On Mon, Feb 1, 2010 at 2:42 AM, Moss Prescott <m...@theprescotts.com> wrote:
> Hi,
>
> As a very green Clojure user and a big fan of persistent data
> structures, I'm struggling to grasp the significance of transients in
> Clojure 1.1. In particular, the implementation seems to be less safe
> and less consistent than it could be.
>
> Consider this somewhat silly REPL session:
>
> user=> (def t (transient []))
> #'user/t
> user=> (def t2 (conj! t 1))
> #'user/t2
> user=> (def t3 (conj! t2 2))
> #'user/t3
> user=> (persistent! t)
> [1 2]
>
> This corresponds to an equivalent interaction with a persistent vector
> until the last line, when the original vector is made persistent, and
> is found to contain the elements that were conj!-ed onto the later
> versions!
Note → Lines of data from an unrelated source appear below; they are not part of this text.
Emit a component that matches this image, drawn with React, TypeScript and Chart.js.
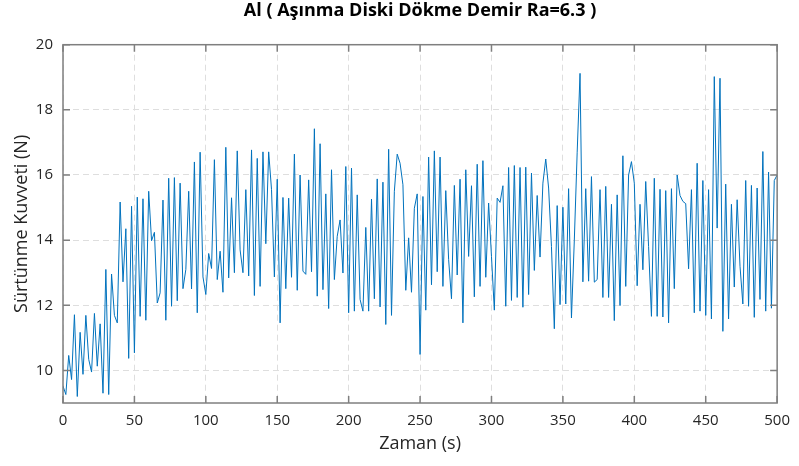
import React, { useEffect, useRef } from "react";
import { Chart, registerables } from "chart.js";

Chart.register(...registerables);

const TITLE = "Al ( Aşınma Diski Dökme Demir Ra=6.3 )";
const X_LABEL = "Zaman (s)";
const Y_LABEL = "Sürtünme Kuvveti (N)";
const SAMPLE_INTERVAL = 2; // seconds between samples
const X_TICKS = [0, 50, 100, 150, 200, 250, 300, 350, 400, 450, 500];
const Y_TICKS = [10, 12, 14, 16, 18, 20];

// Friction force (N), one value every 2 s
const FORCE_0_60 = [9.52, 9.26, 10.46, 9.72, 11.71, 9.2, 11.17, 9.88, 11.69, 10.34, 9.95, 11.75, 10.13, 11.43, 9.3, 13.1, 9.26, 12.96, 11.69, 11.46, 15.17, 12.72, 14.35, 10.37, 15.04, 10.54, 15.32, 11.66, 15.27, 11.54, 15.5];
const FORCE_62_122 = [13.98, 14.24, 12.07, 12.38, 15.23, 11.54, 15.9, 11.97, 15.92, 12.14, 15.75, 12.51, 13.1, 15.5, 12.5, 16.4, 11.77, 16.7, 12.87, 12.33, 13.59, 13.13, 16.47, 12.79, 13.66, 12.4, 16.85, 12.84, 15.3, 13.0, 16.74];
const FORCE_124_186 = [13.7, 13.0, 15.55, 12.9, 16.77, 12.3, 16.51, 12.58, 16.71, 13.89, 16.71, 15.55, 12.87, 15.87, 11.46, 15.31, 12.51, 15.29, 12.86, 16.64, 12.46, 16.0, 13.05, 12.95, 15.85, 13.03, 17.42, 12.28, 16.96, 12.48, 15.42, 11.9];
const FORCE_188_248 = [16.16, 12.79, 14.12, 14.62, 12.99, 16.26, 11.77, 16.21, 11.82, 15.39, 12.18, 11.82, 14.39, 11.82, 15.26, 12.2, 15.88, 11.95, 15.78, 11.41, 16.79, 11.69, 15.5, 16.64, 16.36, 15.7, 12.46, 14.07, 12.4, 14.98, 15.42];
const FORCE_250_310 = [10.49, 15.34, 11.85, 16.55, 12.63, 16.74, 13.03, 16.55, 12.58, 15.52, 13.4, 12.2, 15.68, 12.93, 15.87, 11.46, 16.16, 13.5, 15.67, 12.26, 16.33, 12.58, 16.44, 12.86, 15.14, 13.5, 11.85, 15.29, 15.16, 15.67, 11.97];
const FORCE_312_372 = [16.23, 12.15, 16.29, 12.24, 16.23, 11.94, 16.24, 12.33, 16.06, 13.07, 15.37, 13.48, 15.75, 16.49, 15.6, 13.8, 11.28, 15.06, 12.02, 15.01, 12.04, 15.58, 11.61, 14.0, 16.7, 19.12, 12.72, 15.58, 12.74, 15.95, 12.71];
const FORCE_374_436 = [12.79, 15.55, 12.24, 15.65, 12.24, 15.1, 11.53, 15.39, 11.99, 16.59, 12.58, 16.0, 16.41, 15.75, 12.6, 15.1, 13.09, 15.8, 13.8, 11.66, 15.9, 11.66, 15.56, 11.64, 15.52, 11.46, 15.58, 12.51, 16.0, 15.37, 15.19, 15.12];
const FORCE_438_500 = [13.12, 15.55, 11.77, 16.36, 11.82, 15.83, 11.69, 15.55, 11.58, 19.02, 14.37, 18.97, 11.2, 15.72, 11.58, 15.1, 12.56, 15.24, 13.2, 12.04, 15.83, 11.97, 15.68, 11.63, 15.6, 12.18, 16.72, 11.82, 16.09, 11.91, 15.83, 16.0];

const FORCE = [
  ...FORCE_0_60,
  ...FORCE_62_122,
  ...FORCE_124_186,
  ...FORCE_188_248,
  ...FORCE_250_310,
  ...FORCE_312_372,
  ...FORCE_374_436,
  ...FORCE_438_500,
];

const FONT = "'Open Sans', Lato, sans-serif";
const TEXT_COLOR = "#262626";
const AXIS_COLOR = "#7f7f7f";

const boxPlugin = {
  id: "matlabBox",
  afterDatasetsDraw(chart: any) {
    const { ctx, chartArea, scales } = chart;
    const { left, right, top, bottom } = chartArea;
    ctx.save();
    ctx.strokeStyle = AXIS_COLOR;
    ctx.lineWidth = 1.5;
    ctx.strokeRect(left, top, right - left, bottom - top);
    const len = 7;
    ctx.beginPath();
    X_TICKS.forEach((v) => {
      const x = scales.x.getPixelForValue(v);
      ctx.moveTo(x, bottom);
      ctx.lineTo(x, bottom - len);
      ctx.moveTo(x, top);
      ctx.lineTo(x, top + len);
    });
    Y_TICKS.forEach((v) => {
      const y = scales.y.getPixelForValue(v);
      ctx.moveTo(left, y);
      ctx.lineTo(left + len, y);
      ctx.moveTo(right, y);
      ctx.lineTo(right - len, y);
    });
    ctx.stroke();
    ctx.restore();
  },
};

export default function App() {
  const canvasRef = useRef<HTMLCanvasElement | null>(null);

  useEffect(() => {
    document.body.style.margin = "0";
    const canvas = canvasRef.current;
    if (!canvas) return;
    const points = FORCE.map((v, i) => ({ x: i * SAMPLE_INTERVAL, y: v }));
    const chart = new Chart(canvas, {
      type: "line",
      data: {
        datasets: [
          {
            data: points,
            borderColor: "#0072BD",
            borderWidth: 1,
            pointRadius: 0,
            tension: 0,
            fill: false,
          },
        ],
      },
      options: {
        animation: false,
        responsive: false,
        maintainAspectRatio: false,
        layout: { padding: { left: 0, right: 18, top: 0, bottom: 0 } },
        plugins: {
          legend: { display: false },
          tooltip: { enabled: false },
          title: {
            display: true,
            text: TITLE,
            fullSize: false,
            color: "#000000",
            font: { family: FONT, size: 18, weight: "bold", lineHeight: 1.2 },
            padding: { top: 0.5, bottom: 22.6 },
          },
        },
        scales: {
          x: {
            type: "linear",
            min: 0,
            max: 500,
            afterBuildTicks: (scale: any) => {
              scale.ticks = X_TICKS.map((v) => ({ value: v }));
            },
            afterFit: (scale: any) => {
              scale.height = 63;
            },
            grid: { color: "#dedede", lineWidth: 1, drawTicks: false },
            border: { display: false, dash: [6, 4] },
            ticks: {
              color: TEXT_COLOR,
              font: { family: FONT, size: 15, lineHeight: 1.2 },
              padding: 9,
              maxRotation: 0,
              autoSkip: false,
            },
            title: {
              display: true,
              text: X_LABEL,
              color: TEXT_COLOR,
              font: { family: FONT, size: 18, lineHeight: 1.2 },
              padding: { top: 0, bottom: 11 },
            },
          },
          y: {
            type: "linear",
            min: 9,
            max: 20,
            afterBuildTicks: (scale: any) => {
              scale.ticks = Y_TICKS.map((v) => ({ value: v }));
            },
            afterFit: (scale: any) => {
              scale.width = 63;
            },
            grid: { color: "#dedede", lineWidth: 1, drawTicks: false },
            border: { display: false, dash: [6, 4] },
            ticks: {
              color: TEXT_COLOR,
              font: { family: FONT, size: 15, lineHeight: 1.2 },
              padding: 10,
            },
            title: {
              display: true,
              text: Y_LABEL,
              color: TEXT_COLOR,
              font: { family: FONT, size: 18, lineHeight: 1.2 },
              padding: { top: 11.5, bottom: 0 },
            },
          },
        },
      },
      plugins: [boxPlugin],
    });
    return () => chart.destroy();
  }, []);

  return (
    <div style={{ width: 799, height: 466, background: "#ffffff" }}>
      <canvas ref={canvasRef} width={799} height={466} style={{ display: "block" }} />
    </div>
  );
}
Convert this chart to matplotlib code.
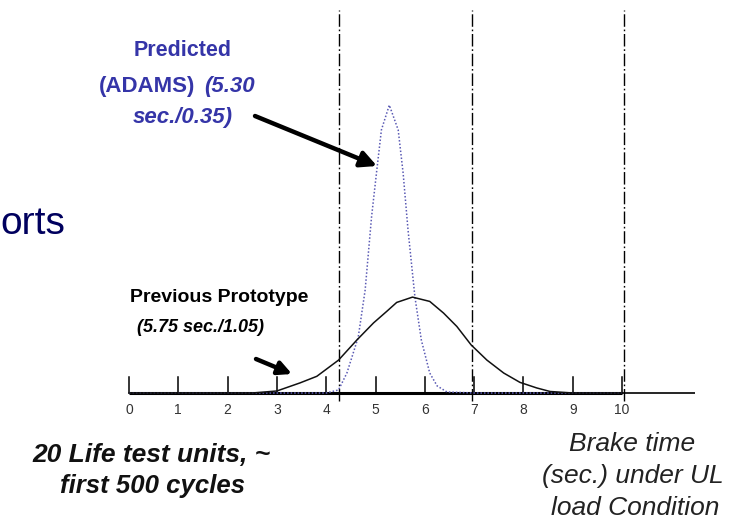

The problem is that each conj! operation mutates the data
> structure, but leaves the old reference to it around:
>
> user=> t
> #<TransientVector clojure.lang.PersistentVector
> $transientvec...@55dec1dd>
> user=> t2
> #<TransientVector clojure.lang.PersistentVector
> $transientvec...@55dec1dd>
> user=> t3
> #<TransientVector clojure.lang.PersistentVector
> $transientvec...@55dec1dd>
>
> (note: all three names refer to the same object)
>
> This means that although a properly "functional" vector-building
> sequence will do the right thing (that is, the same thing it would do
> with a persistent vector), if your code is not "correct" you get not a
> failure, but a different result than you would otherwise. In the above
> example, the final result is [1,2] instead of []. I think a non-silly
> example could probably be constructed, where this kind of thing
> happens for a better reason (say, if you build a vector by visiting
> some other data structure, get to the end and for some reason end up
> returning the version before you added the last element -- which might
> be the easiest way to do it in some cases and works perfectly well if
> you're using regular persistent vectors).
>
> My question is: why not have each conj! produce a new, lightweight
> TransientVector instance pointing to the same shared data? The
> previous instance would be marked as dead, in the same way as the
> single instance is currently made a zombie when persistent! is finally
> called. The result would be that as soon as the program deviated from
> single-path usage of the transient, an exception would immediately be
> thrown. This would signal the programmer that either the code has a
> bug or it simply isn't suited to use transients.
>
> My guess is that the resulting ephemeral garbage would have only a
> small effect on performance, retaining most of the advantage of
> transients, but improving their safety. Would any of the Clojure
> experts care to comment on whether this seems like a worthwhile
> exercise?
>
> I don't think it would be hard for someone more familiar with the
> implementation to prototype this, and I'd be very interested in a
> report of how well it works and any performance impact. If no one
> bites, I'll probably eventually get around to giving it a try, in
> which case I'll definitely post my observations.
>

The point of transients is to compete with the fastest of mutable data
structures, which often do no allocation. Allocating on every
modification will hurt you in that comparison.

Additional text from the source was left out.